- [GIVEN DATA]
------------------------------------------------------------

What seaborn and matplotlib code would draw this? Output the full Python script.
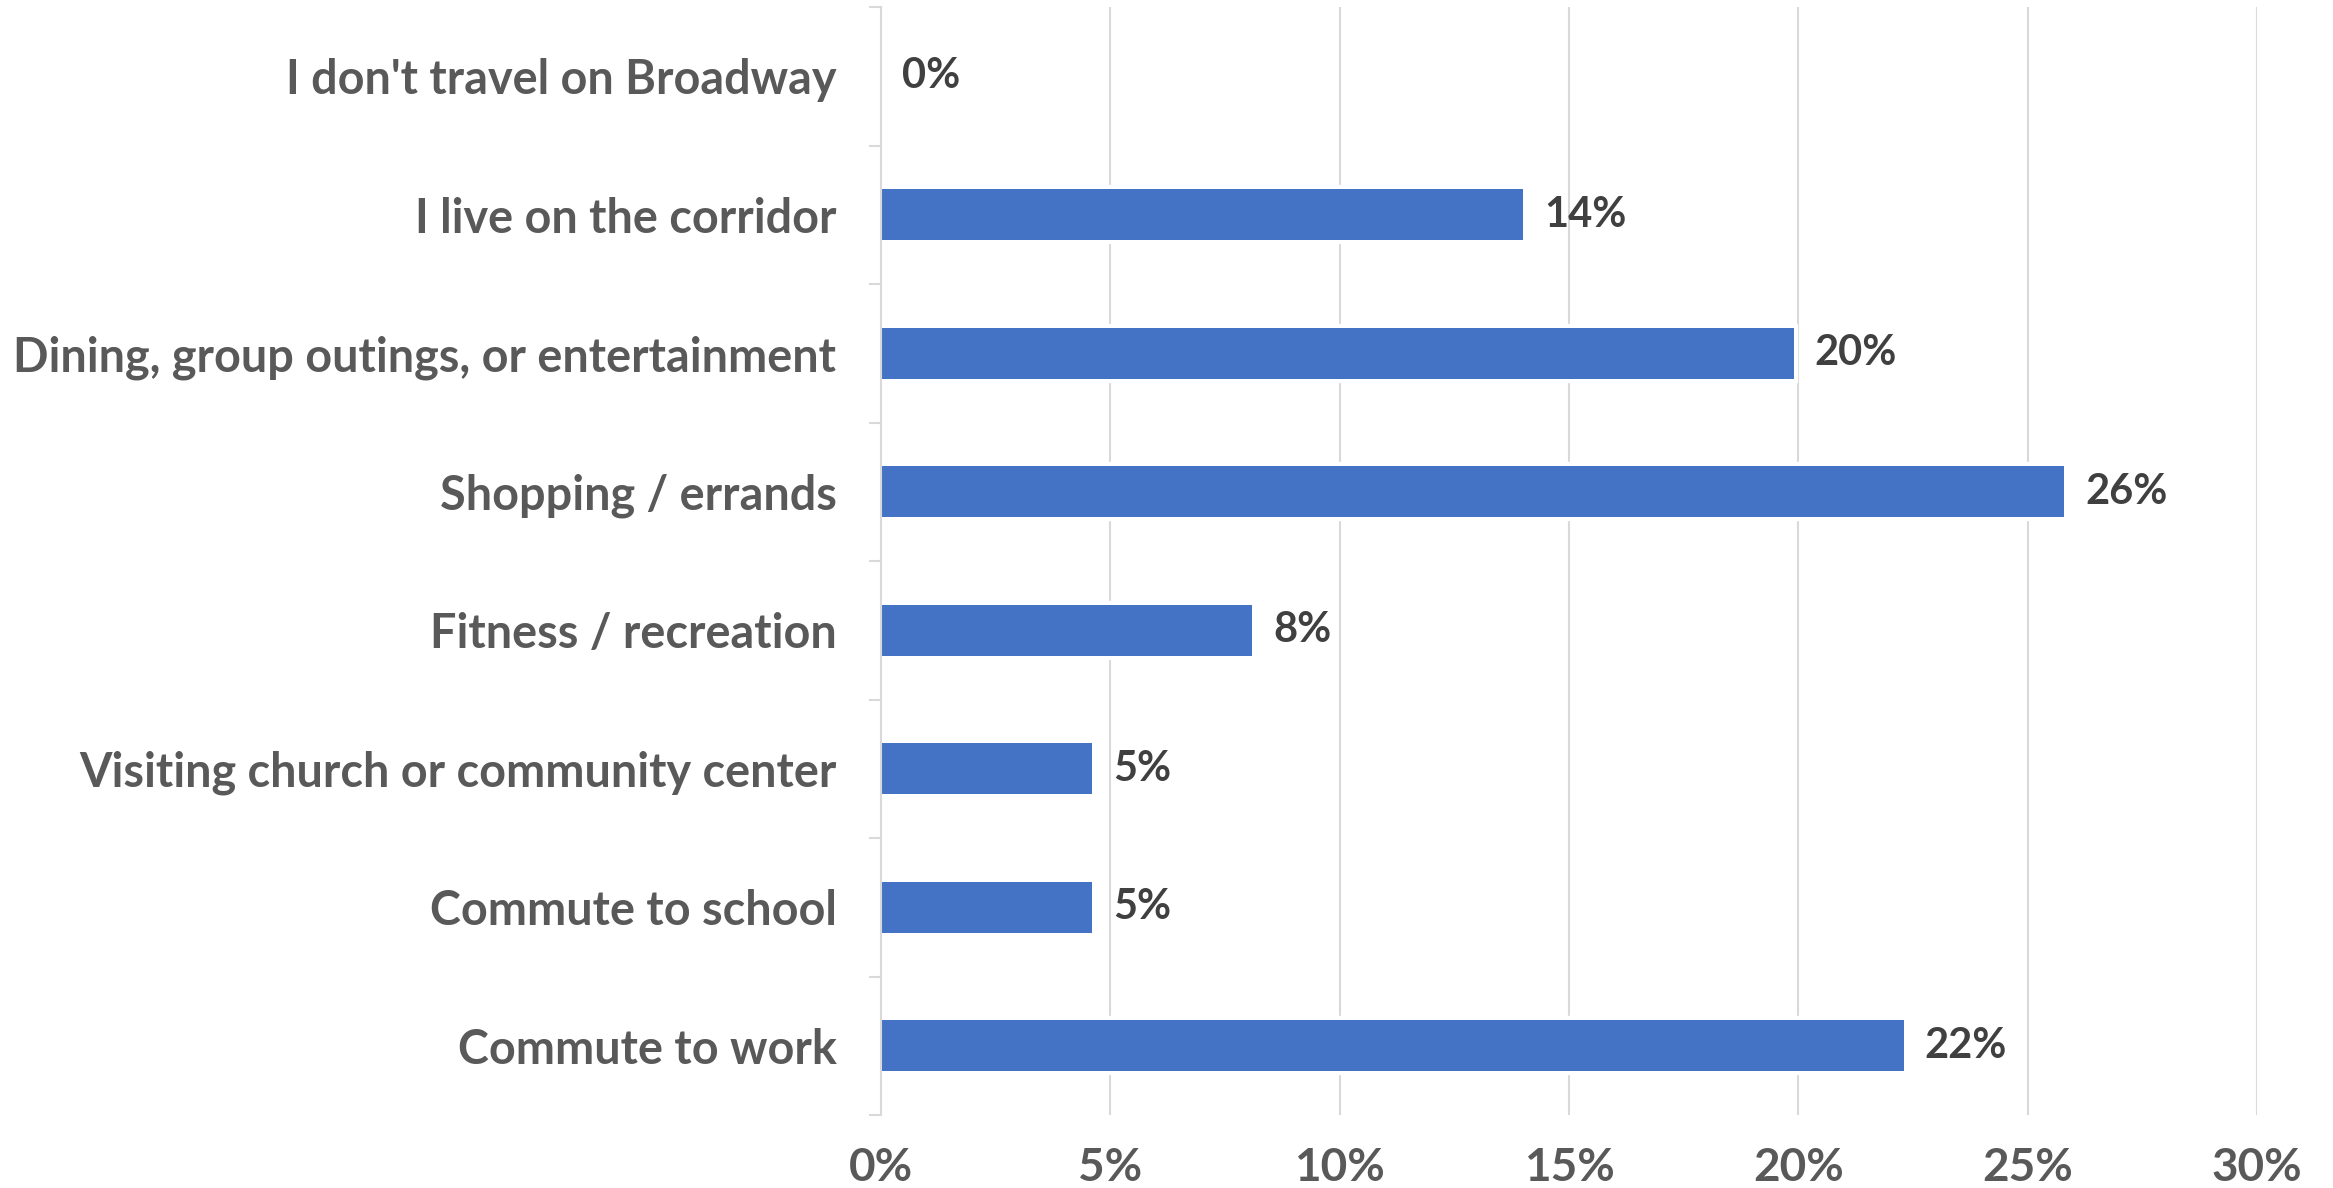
import matplotlib
matplotlib.use("Agg")
import matplotlib.pyplot as plt
import seaborn as sns
import pandas as pd
import numpy as np

# Trip purposes along the Broadway corridor (share of respondents, %)
categories = [
    "I don't travel on Broadway",
    "I live on the corridor",
    "Dining, group outings, or entertainment",
    "Shopping / errands",
    "Fitness / recreation",
    "Visiting church or community center",
    "Commute to school",
    "Commute to work",
]
shares = [0.0, 14.0, 19.9, 25.8, 8.1, 4.6, 4.6, 22.3]
x_ticks = [0, 5, 10, 15, 20, 25, 30]
x_tick_labels = ["0%", "5%", "10%", "15%", "20%", "25%", "30%"]

BAR_BLUE = "#4472C4"
GRID_GREY = "#D9D9D9"
LABEL_GREY = "#595959"
VALUE_GREY = "#404040"

sns.set_theme(style="white")
plt.rcParams["font.family"] = ["Lato", "DejaVu Sans"]

df = pd.DataFrame({"purpose": categories, "share": shares})

fig = plt.figure(figsize=(23.33, 11.88), dpi=100)
ax = fig.add_axes([0.3776, 0.0614, 0.5898, 0.9327])

# white halo behind each bar so the gridlines stop short of the bars
sns.barplot(data=df, x="share", y="purpose", color="white", edgecolor="white",
            linewidth=6, width=0.37, saturation=1, errorbar=None, ax=ax)
sns.barplot(data=df, x="share", y="purpose", color=BAR_BLUE, linewidth=0,
            width=0.37, saturation=1, errorbar=None, ax=ax)

ax.bar_label(ax.containers[-1], labels=[f"{v:.0f}%" for v in shares],
             padding=15, fontsize=30, fontweight="bold", color=VALUE_GREY)

ax.set_xlim(0, 30)
ax.set_xticks(x_ticks)
ax.set_xticklabels(x_tick_labels)
ax.set_xlabel("")
ax.set_ylabel("")
ax.set_ylim(len(categories) - 0.5, -0.5)

ax.set_axisbelow(True)
ax.grid(axis="x", color=GRID_GREY, linewidth=1.5)
ax.grid(axis="y", visible=False)

for side in ("top", "right", "bottom"):
    ax.spines[side].set_visible(False)
ax.spines["left"].set_color(GRID_GREY)
ax.spines["left"].set_linewidth(1.5)
ax.spines["left"].set_zorder(3)

# category separators as short outward ticks on the left axis
ax.set_yticks(np.arange(-0.5, len(categories), 1.0), minor=True)
ax.tick_params(axis="y", which="minor", left=True, length=9, width=1.5,
               color=GRID_GREY, direction="out")
ax.tick_params(axis="y", which="major", length=0, pad=32,
               labelsize=33.7, labelcolor=LABEL_GREY)
ax.tick_params(axis="x", which="major", length=0, pad=23,
               labelsize=33, labelcolor=LABEL_GREY)
for lab in ax.get_yticklabels() + ax.get_xticklabels():
    lab.set_fontweight("bold")

fig.savefig("out.png", dpi=100, facecolor="white")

------------------------------------------------------------

- [TASK OBJECTIVE]
Skip the pictures, please, and transcribe only the lines from the beginning of the material through the one that contains "import numpy as np".

- [TASK SOLUTION]
What seaborn and matplotlib code would draw this? Output the full Python script.
import matplotlib
matplotlib.use("Agg")
import matplotlib.pyplot as plt
import seaborn as sns
import pandas as pd
import numpy as np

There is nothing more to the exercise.